__Given data__.
* Start *

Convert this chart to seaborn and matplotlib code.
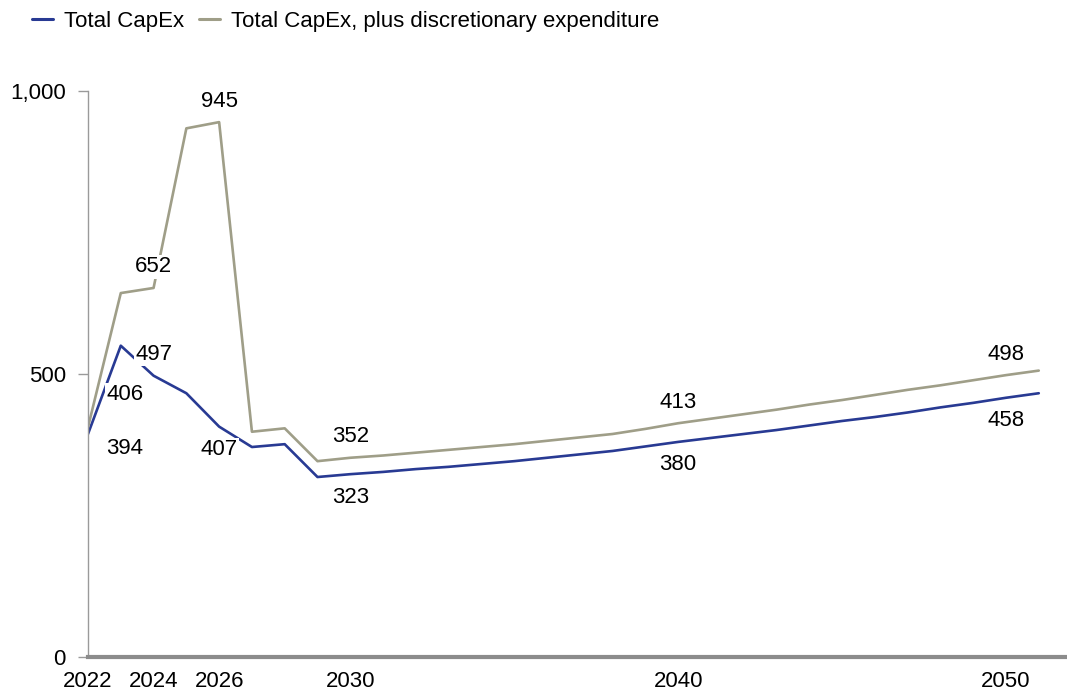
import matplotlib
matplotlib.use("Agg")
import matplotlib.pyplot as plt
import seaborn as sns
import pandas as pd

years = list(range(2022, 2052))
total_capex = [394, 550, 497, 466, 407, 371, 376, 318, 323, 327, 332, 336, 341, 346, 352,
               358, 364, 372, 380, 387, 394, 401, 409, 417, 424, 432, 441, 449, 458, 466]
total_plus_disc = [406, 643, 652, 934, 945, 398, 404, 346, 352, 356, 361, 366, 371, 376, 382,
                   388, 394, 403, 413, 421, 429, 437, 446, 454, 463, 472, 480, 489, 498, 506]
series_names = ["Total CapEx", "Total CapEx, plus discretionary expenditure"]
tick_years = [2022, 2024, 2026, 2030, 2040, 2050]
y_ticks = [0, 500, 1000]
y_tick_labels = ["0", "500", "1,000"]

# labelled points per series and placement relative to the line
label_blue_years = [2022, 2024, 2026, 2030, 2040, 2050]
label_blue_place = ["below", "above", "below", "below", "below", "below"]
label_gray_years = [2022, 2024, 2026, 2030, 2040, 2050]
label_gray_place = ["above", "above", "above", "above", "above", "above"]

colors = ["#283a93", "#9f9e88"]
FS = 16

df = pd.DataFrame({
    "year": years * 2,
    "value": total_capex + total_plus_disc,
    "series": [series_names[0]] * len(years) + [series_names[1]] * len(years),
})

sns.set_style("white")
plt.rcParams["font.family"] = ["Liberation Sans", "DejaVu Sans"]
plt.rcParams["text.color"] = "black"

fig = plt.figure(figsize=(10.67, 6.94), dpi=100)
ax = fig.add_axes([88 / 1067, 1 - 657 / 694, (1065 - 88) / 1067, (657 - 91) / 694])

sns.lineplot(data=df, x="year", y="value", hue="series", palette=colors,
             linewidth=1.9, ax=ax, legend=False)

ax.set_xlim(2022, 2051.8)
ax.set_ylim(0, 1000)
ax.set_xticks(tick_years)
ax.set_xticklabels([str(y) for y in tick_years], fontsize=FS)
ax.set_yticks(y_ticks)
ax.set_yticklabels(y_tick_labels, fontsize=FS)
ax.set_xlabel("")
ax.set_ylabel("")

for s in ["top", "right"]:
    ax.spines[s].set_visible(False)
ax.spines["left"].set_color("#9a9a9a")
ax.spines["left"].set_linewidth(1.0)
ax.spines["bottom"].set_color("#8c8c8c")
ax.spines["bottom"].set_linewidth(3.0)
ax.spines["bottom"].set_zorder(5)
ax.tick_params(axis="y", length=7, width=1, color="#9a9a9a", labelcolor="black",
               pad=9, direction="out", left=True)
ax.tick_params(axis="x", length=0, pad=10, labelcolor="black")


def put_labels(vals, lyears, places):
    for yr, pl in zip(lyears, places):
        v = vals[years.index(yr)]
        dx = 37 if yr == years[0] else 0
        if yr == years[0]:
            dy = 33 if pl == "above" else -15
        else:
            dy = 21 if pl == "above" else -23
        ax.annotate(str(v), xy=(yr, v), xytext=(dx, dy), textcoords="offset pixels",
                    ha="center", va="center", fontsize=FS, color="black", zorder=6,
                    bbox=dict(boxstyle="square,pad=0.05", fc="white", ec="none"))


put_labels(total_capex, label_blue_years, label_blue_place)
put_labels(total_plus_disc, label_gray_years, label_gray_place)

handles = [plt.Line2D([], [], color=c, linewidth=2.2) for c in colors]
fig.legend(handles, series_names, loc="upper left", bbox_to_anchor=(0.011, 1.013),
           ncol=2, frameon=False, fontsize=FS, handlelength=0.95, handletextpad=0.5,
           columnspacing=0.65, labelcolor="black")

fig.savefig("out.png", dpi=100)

* End *

__Requirements__.
Return only the lines running from the top of the data to the line that holds "import pandas as pd". Include both of those lines, but skip the pictures.

__Expected answer__.
Convert this chart to seaborn and matplotlib code.
import matplotlib
matplotlib.use("Agg")
import matplotlib.pyplot as plt
import seaborn as sns
import pandas as pd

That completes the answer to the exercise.